* **DATA SHOWN**
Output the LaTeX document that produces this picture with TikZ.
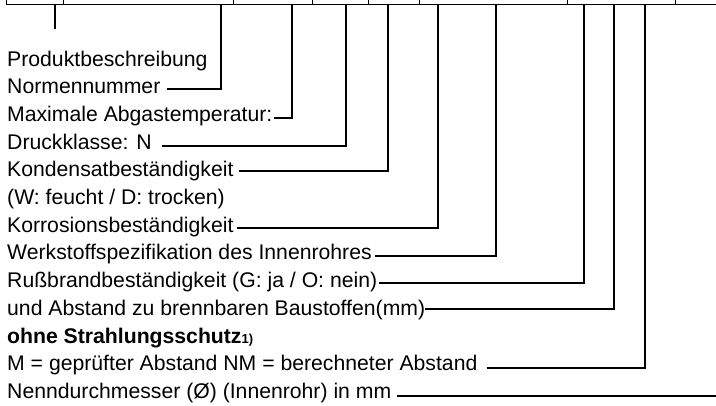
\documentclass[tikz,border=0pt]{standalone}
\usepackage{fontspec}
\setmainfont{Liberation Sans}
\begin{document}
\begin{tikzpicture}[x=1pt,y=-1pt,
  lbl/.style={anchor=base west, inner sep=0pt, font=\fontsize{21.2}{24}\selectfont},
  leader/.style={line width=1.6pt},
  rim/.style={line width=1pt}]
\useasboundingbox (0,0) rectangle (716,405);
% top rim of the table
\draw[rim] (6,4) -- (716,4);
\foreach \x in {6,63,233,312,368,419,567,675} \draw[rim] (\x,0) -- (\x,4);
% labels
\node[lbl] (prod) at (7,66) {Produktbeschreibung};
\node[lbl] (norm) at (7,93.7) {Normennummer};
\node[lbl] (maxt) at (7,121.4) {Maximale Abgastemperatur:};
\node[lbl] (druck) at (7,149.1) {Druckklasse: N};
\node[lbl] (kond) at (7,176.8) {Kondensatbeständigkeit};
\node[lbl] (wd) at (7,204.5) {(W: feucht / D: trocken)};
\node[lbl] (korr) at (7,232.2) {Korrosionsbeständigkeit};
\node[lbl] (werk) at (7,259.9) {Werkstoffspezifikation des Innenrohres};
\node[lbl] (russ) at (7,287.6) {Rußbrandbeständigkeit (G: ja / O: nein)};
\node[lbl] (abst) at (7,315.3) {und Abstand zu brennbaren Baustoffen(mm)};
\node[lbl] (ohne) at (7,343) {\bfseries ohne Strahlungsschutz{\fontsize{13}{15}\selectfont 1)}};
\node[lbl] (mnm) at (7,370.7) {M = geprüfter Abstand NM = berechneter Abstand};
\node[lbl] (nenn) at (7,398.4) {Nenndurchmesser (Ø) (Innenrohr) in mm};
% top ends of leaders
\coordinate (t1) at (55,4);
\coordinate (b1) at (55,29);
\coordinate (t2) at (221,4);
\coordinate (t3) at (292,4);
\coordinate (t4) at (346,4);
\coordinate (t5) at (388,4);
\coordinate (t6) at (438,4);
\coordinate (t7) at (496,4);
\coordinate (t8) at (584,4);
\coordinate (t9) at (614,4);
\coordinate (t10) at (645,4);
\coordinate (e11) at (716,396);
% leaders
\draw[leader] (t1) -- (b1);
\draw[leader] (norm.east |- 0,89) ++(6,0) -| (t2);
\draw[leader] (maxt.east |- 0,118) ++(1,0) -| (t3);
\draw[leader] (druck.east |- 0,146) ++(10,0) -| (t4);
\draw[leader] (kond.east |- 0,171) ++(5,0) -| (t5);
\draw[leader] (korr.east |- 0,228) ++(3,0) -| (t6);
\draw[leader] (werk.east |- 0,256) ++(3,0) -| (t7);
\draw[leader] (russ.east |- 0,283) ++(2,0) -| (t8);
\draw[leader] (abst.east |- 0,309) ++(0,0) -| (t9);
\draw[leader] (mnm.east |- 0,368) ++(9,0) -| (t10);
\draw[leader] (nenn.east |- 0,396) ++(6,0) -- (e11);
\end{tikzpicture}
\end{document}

==

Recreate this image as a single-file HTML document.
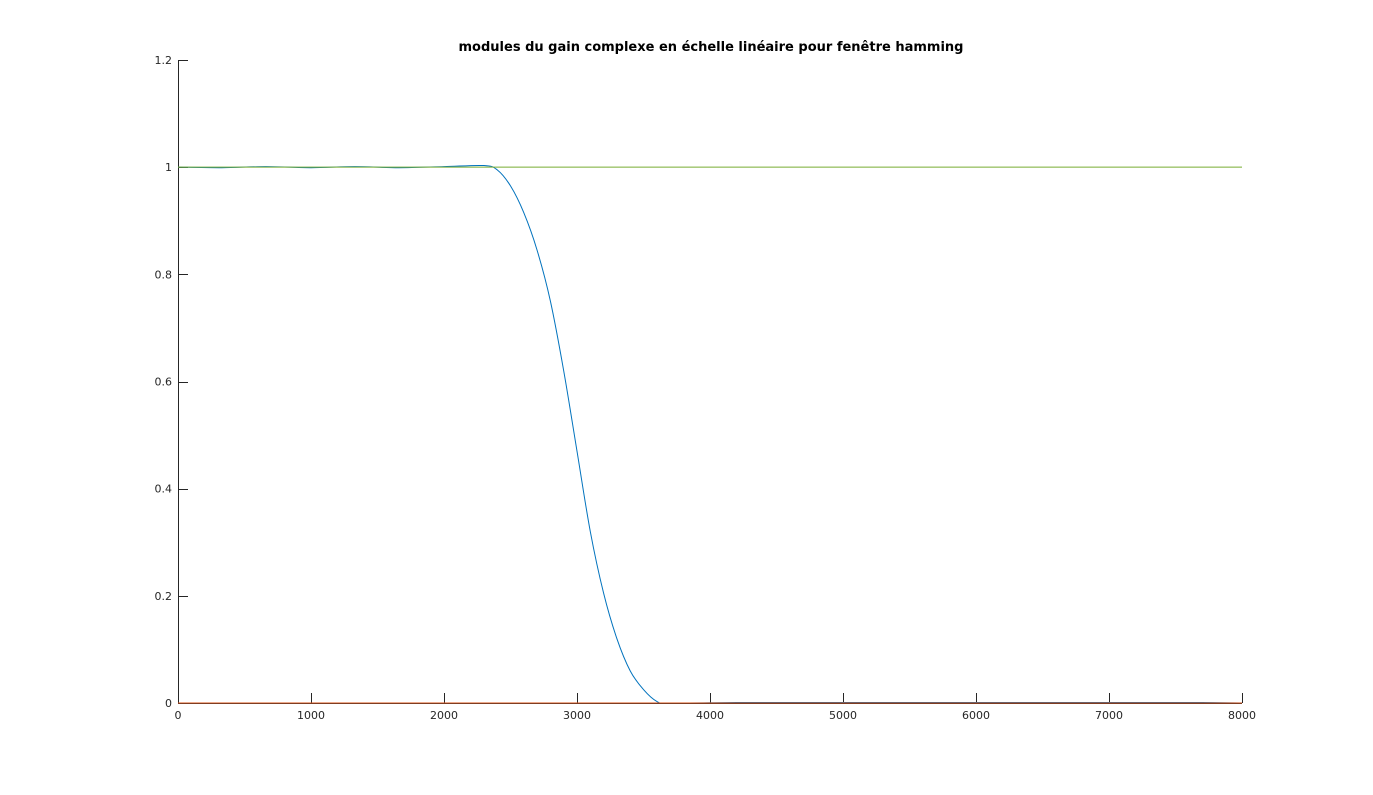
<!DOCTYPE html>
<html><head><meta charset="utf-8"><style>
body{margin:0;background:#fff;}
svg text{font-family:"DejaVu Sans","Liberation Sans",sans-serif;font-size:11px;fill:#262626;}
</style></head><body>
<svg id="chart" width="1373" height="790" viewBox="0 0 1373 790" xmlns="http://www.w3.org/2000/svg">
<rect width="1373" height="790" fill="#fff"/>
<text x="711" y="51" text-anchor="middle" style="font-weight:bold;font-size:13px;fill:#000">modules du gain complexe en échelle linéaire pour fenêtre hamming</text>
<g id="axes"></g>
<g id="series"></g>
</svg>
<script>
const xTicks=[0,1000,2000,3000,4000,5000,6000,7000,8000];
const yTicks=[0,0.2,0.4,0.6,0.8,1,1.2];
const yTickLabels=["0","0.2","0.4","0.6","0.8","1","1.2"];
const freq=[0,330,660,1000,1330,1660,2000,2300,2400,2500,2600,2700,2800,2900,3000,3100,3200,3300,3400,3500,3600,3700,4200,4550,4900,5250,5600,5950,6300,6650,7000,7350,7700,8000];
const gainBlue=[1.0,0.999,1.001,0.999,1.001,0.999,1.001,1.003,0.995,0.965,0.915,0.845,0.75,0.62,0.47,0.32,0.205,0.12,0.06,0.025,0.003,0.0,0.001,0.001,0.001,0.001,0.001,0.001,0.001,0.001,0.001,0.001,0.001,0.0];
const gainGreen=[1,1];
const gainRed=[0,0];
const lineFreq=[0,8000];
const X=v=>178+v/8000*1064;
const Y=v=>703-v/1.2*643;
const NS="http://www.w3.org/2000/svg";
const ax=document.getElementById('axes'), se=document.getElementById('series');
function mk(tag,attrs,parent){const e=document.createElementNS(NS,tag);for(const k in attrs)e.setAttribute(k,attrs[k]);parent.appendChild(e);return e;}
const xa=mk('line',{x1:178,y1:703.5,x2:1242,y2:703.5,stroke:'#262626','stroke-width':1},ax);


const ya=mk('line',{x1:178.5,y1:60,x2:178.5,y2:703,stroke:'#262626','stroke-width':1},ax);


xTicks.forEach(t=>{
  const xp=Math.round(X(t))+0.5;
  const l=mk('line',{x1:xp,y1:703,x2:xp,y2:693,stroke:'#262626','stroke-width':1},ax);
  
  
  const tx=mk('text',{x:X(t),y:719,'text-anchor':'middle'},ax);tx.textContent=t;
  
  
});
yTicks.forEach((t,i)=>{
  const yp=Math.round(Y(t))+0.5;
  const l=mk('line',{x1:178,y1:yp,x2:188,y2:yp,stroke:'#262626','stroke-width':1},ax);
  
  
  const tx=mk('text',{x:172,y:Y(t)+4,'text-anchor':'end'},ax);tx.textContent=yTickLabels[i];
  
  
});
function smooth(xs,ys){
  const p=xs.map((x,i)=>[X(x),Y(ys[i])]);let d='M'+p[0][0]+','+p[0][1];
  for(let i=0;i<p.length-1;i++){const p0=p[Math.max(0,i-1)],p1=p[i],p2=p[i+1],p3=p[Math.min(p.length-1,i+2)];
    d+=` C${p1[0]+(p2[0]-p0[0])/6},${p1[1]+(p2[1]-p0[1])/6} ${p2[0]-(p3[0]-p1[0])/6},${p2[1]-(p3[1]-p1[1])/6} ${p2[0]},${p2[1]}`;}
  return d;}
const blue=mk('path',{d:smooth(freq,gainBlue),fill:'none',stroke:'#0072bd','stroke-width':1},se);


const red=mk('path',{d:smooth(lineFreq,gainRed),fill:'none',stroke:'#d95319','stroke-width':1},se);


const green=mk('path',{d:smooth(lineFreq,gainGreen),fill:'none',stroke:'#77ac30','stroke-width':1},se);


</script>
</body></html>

* **TASK TO CARRY OUT**
Find how many lines of the listing include the string "this" and give that number, nothing else.

* **RESPONSE TO THE TASK**
2